Важно отметить, что главным источником «Кодзики» была устная народная традиция. Согласно преданию, «Кодзики» были записаны О-но Ясумаро со слов Хиэда-но Арэ, одного из старинных японских рассказчиков (катарибэ) — «хранителей преданий и традиций». Возможно, как это предполагает академик Н. И. Конрад, что сказ Хиэда-но Арэ, содержанием которого были мифологические и героические сюжеты, представлял «ритмизованную и мелодически обработанную прозу» и что в «Кодзики» содержатся отдельные произведения японского народного эпоса. Однако на японской почве эпические сказания не получили самостоятельного оформления, и эпос не стал ведущим родом литературы в древний период.
В отличие от «Кодзики», в памятнике «Нихонги» основное место уделено чисто историческим материалам. Этот памятник, завершенный в 720 г., считается началом создания официальной историографии Японии. Он охватывает период, начиная с правления легендарного императора Дзимму и кончая правлением императрицы Дзито (687—696).

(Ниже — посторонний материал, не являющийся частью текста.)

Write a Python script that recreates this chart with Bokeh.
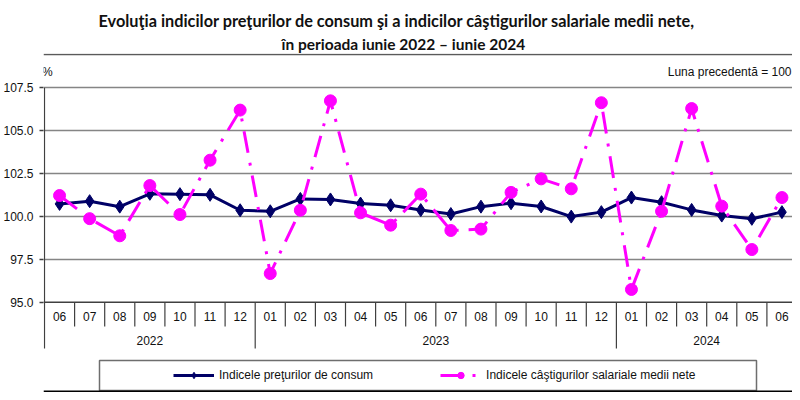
from bokeh.plotting import figure
from bokeh.models import (Range1d, FixedTicker, Span, Legend, LegendItem, Title,
                          ColumnDataSource, PrintfTickFormatter)
from bokeh.core.properties import value
from bokeh.embed import file_html
from bokeh.resources import INLINE

# ---------------- data ----------------
months = ["06", "07", "08", "09", "10", "11", "12",
          "01", "02", "03", "04", "05", "06", "07", "08", "09", "10", "11", "12",
          "01", "02", "03", "04", "05", "06"]
years = ["2022", "2023", "2024"]
months_per_year = [7, 12, 6]

cpi = [100.73, 100.89, 100.57, 101.32, 101.30, 101.26, 100.36,
       100.30, 101.02, 100.99, 100.75, 100.65, 100.37, 100.14, 100.57, 100.77,
       100.58, 99.99, 100.25,
       101.10, 100.83, 100.38, 100.05, 99.86, 100.25]
wages = [101.22, 99.87, 98.87, 101.80, 100.11, 103.28, 106.20,
         96.67, 100.36, 106.74, 100.21, 99.49, 101.30, 99.18, 99.26, 101.40,
         102.19, 101.61, 106.63,
         95.74, 100.30, 106.29, 100.60, 98.07, 101.10]
y_ticks = [95.0, 97.5, 100.0, 102.5, 105.0, 107.5]
grid_ticks = [97.5, 100.0, 102.5, 105.0, 107.5]

title1 = "Evoluţia indicilor preţurilor de consum şi a indicilor câştigurilor salariale medii nete,"
title2 = "în perioada iunie 2022 – iunie 2024"
unit_label = "%"
base_label = "Luna precedentă = 100"
series_names = ["Indicele preţurilor de consum", "Indicele câştigurilor salariale medii nete"]

# ---------------- layout helpers (picture pixels -> data) ----------------
W, H = 792, 392
OFF = 1                # picture px = canvas px + OFF
CAT_PX = 30.1          # width of one month
X0_PX = 45.0           # picture x of first month boundary
Y_REF = 107.5
Y_REF_PX = 88.3        # picture y of 107.5
PX_PER_UNIT = 17.15
FRAME_LEFT_PX = 44
FRAME_TOP_PX = 54


def xv(px):
    return (px - X0_PX) / CAT_PX


def yv(py):
    return Y_REF - (py - Y_REF_PX) / PX_PER_UNIT


AX = "#404040"
FONT = "Liberation Sans"
TXT = "#111111"

p = figure(width=W, height=H, output_backend="svg", toolbar_location=None,
           x_range=Range1d(xv(FRAME_LEFT_PX), xv(W + OFF)),
           y_range=Range1d(yv(H + OFF), yv(FRAME_TOP_PX)),
           x_axis_type=None, title_location=None,
           min_border_left=FRAME_LEFT_PX - OFF, min_border_right=0,
           min_border_top=FRAME_TOP_PX - OFF, min_border_bottom=0)
p.outline_line_color = None
p.xgrid.visible = False
p.ygrid.ticker = FixedTicker(ticks=grid_ticks)
p.ygrid.grid_line_color = "#858585"
p.ygrid.grid_line_width = 1.5

yax = p.yaxis[0]
yax.ticker = FixedTicker(ticks=y_ticks)
yax.formatter = PrintfTickFormatter(format="%.1f")
yax.axis_line_color = None
yax.major_tick_in = 0
yax.major_tick_out = 4
yax.major_tick_line_color = AX
yax.major_tick_line_width = 1.5
yax.minor_tick_line_color = None
yax.major_label_standoff = 6
yax.major_label_text_font = FONT
yax.major_label_text_font_size = "12px"
yax.major_label_text_color = TXT

# titles (line 2 closest to frame)
t2 = Title(text=title2, align="left", offset=238, text_font="Lato", text_font_style="bold",
           text_font_size="15.5px", text_color=TXT, standoff=1)
t1 = Title(text=title1, align="left", offset=55, text_font="Lato", text_font_style="bold",
           text_font_size="16.3px", text_color=TXT, standoff=6)
p.add_layout(t2, "above")
p.add_layout(t1, "above")

# horizontal frame lines
p.add_layout(Span(location=95.0, dimension="width", line_color=AX, line_width=1.5))
p.add_layout(Span(location=yv(55), dimension="width", line_color="#5a5a5a", line_width=1.5))
p.add_layout(Span(location=yv(392), dimension="width", line_color="#000000", line_width=2))

# category separators
year_bounds = []
acc = 0
for n in months_per_year:
    acc += n
    year_bounds.append(acc)
short_x = [b for b in range(1, len(months)) if b not in year_bounds]
long_x = [0] + [b for b in year_bounds if b < len(months)]
p.segment(x0=short_x, x1=short_x, y0=[95.0] * len(short_x), y1=[yv(327)] * len(short_x),
          line_color=AX, line_width=1.2)
p.segment(x0=long_x, x1=long_x, y0=[Y_REF if b == 0 else 95.0 for b in long_x],
          y1=[yv(349)] * len(long_x), line_color=AX, line_width=1.2)

# month labels and year labels
xc = [i + 0.5 for i in range(len(months))]
p.text(x=xc, y=[yv(317)] * len(months), text=months, text_align="center",
       text_baseline="middle", text_font=value(FONT), text_font_size="12px", text_color=TXT)
year_x = []
start = 0
for n in months_per_year:
    year_x.append(start + n / 2)
    start += n
p.text(x=year_x, y=[yv(341)] * len(years), text=years, text_align="center",
       text_baseline="middle", text_font=value(FONT), text_font_size="12px", text_color=TXT)

# unit & base labels
p.text(x=[xv(42.5)], y=[yv(72.5)], text=[unit_label], text_align="left", text_baseline="middle",
       text_font=value(FONT), text_font_size="12px", text_color=TXT)
p.text(x=[xv(W)], y=[yv(72.5)], text=[base_label], text_align="right", text_baseline="middle",
       text_font=value(FONT), text_font_size="12px", text_color=TXT)

# legend box
p.quad(left=[xv(100)], right=[xv(757)], top=[yv(361)], bottom=[yv(391)],
       fill_color="white", line_color="#6e6e6e", line_width=1.5)

# series
src = ColumnDataSource(dict(x=xc, cpi=cpi, wages=wages))
NAVY = "#000066"
MAG = "#FF00FF"
r1 = p.line("x", "cpi", source=src, line_color=NAVY, line_width=3)
r1m = p.scatter("x", "cpi", source=src, marker="diamond", size=13, fill_color=NAVY, line_color=NAVY)
r2 = p.line("x", "wages", source=src, line_color=MAG, line_width=3, line_dash="22 10 3 10")
r2m = p.scatter("x", "wages", source=src, marker="circle", size=12, fill_color=MAG, line_color=MAG)

legend = Legend(items=[LegendItem(label=series_names[0], renderers=[r1, r1m]),
                       LegendItem(label=series_names[1], renderers=[r2, r2m])],
                orientation="horizontal", location=(130, 9),
                border_line_color=None, background_fill_alpha=0, padding=0, margin=0,
                spacing=67, glyph_width=41, glyph_height=16, label_height=16,
                label_standoff=5, label_text_font=FONT, label_text_font_size="12px",
                label_text_color=TXT)
p.add_layout(legend)

open("out.html", "w").write(file_html(p, INLINE))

Главными составителями этого памятника были О-но Ясумаро и Тонэри-синно (сын императора Тэмму). Предания и легенды, помещенные здесь, связаны, как правило, с исторической тематикой и с императорским домом.
Поскольку предания и легенды изложены в «Нихонги» на китайском языке и в значительной мере совпадают с материалами «Кодзики», они не представляют большого самостоятельного литературного интереса. Ценны песни «Нихонги», записанные на японском языке с помощью фонетического использования китайских иероглифов. Как и в «Кодзики», это так называемые моногатари-но ута, т. е. песни, вкрапленные в прозаический текст повествования и подчиненные ему. Среди них много любовных песен, песен, связанных с военными походами, с охотой, пирами; есть песни типа плачей. Встречаются аллегорические песни и песни, связанные с определенными историческими событиями.